This Christmas season offers an opportunity for families to come together at the theater to find inspiration and hope in George Clooney’s new film, The Boys in the Boat. It’s been a long while since there has been a film that can appeal to all members of a family—young and old—without excessive violence, sex, or annoying animated creatures. Not only is this film for all audiences, but it is good storytelling! Based on the book by Daniel James Brown, who learned of the story from a neighbor who invited him to meet his dad, Joe Rantz, the film centers on Joe’s character as it tells of the pre-WWII University of Washington’s eight-man crew who overcome all odds to become the best rowers in the world. The team shows what hard-working Americans are made of who have nothing to lose as they head to the 1936 Berlin Olympics and there defy Hitler’s expectations. Clooney’s film adaptation portrays the perseverance and dogged determination that is the heart of the American spirit. He sees the film as an occasion to unite people in our common humanity, saying, “We’re at a moment in time…where we’re divided, and we’re divided for a million reasons, but we forget that we are so much better when we’re together.”

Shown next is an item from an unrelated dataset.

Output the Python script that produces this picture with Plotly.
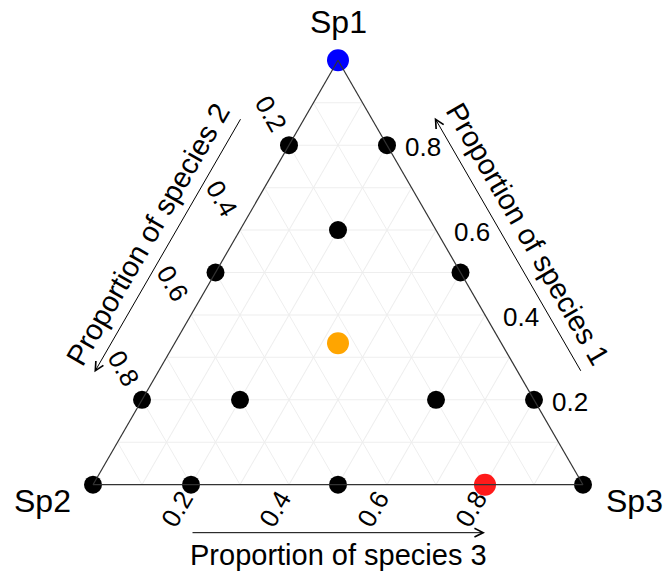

The Boys in the Boat follows the life of Joe Rantz (Callum Turner) who, abandoned by his poor family at fourteen, scrapes by to go to college for engineering just as the Great Depression hits industrialized cities and farming communities alike. He seeks work unsuccessfully in between studies while living in an abandoned car but perseveres even as the university demands payment.
Coach Al Ulbrickson (Joel Edgerton) becomes pressured by the University of Washington to produce a record-breaking crew team. Unlike his counterparts at Harvard, University of California and Penn State, Coach Al has less money and fewer trained crew. But putting out a call for tryouts, he took his chances on picking a whole new JV team. Joe learns of the rowing tryouts and that if one makes the team, he has an income-paying job and a place to live. Joe tries out only so he can find a way to pay his tuition. “Eight-man crew,” Coach Al in the movie says, “is the most difficult team sport in the world. The average human body is just not meant for such things.” Joe and his friend Roger Morris (Sam Strike) seek one of the eight seats on the boat out of the hundreds of young men who try out. After days of extreme training, they make the team and realize that crew is much more than a physical sport. It requires mental and emotional abilities to be perfectly in sync with the other crew members.
Joe meets a girl from his past only to reconnect once again as young adults. Joyce (Hadley Robinson) gives Joe the motivation to make something of his life. When he sees his father in town and discovers that he has been in Washington for years instead of California where his wife and younger siblings are, Joe confronts him. Angry and hurt at his father’s abandonment, Joe receives no sympathy or apology. The resentment pours out into his everyday tasks, risking his rowing opportunity and the ability to relate to his teammates and to Joyce. Every great person needs a mentor. Joe finds that in George (Peter Guinness), the master boat craftsman who pulls him in to create the team’s victory boat while teaching him about life and forgiveness. Joe learns that he must face the challenges of his past to persevere into the future. “That determination, that grit, and desire and ultimately respect for yourself,” says Turner, “is the one thing that impressed me the most [about Joe]. I want to take Joe away with me and keep him inside me so hopefully people see I want that too.”
Coach Al sees Joe’s tremendous abilities, but they can only be brought to light when united with his teammates. Together, a team of sons of loggers, farmers, and factory workers, go up against the wealthiest and most endowed teams in the US and then in the world. When you are at the bottom, the only way to go is up! “It’s an underdog story that resonates with all of us,” says Joel Edgerton, “we all feel like we lack courage to achieve certain things…[and] when we see an underdog story, we see ourselves in the story.” The film portrays the best of humanity when endowed with values and virtues that support human dignity, integrity, and perseverance even when life only seems to offer heartache and despair. Virtue lifts us out of the darkness and sets us into the path of the light. It takes personal determination to achieve excellence but also awareness of the need for community. Only united with others can human beings rise above the oppressive circumstances of life to find faith, hope and greatness of spirit.
This is a great film to watch as a family and to discuss how together we can achieve the impossible with God.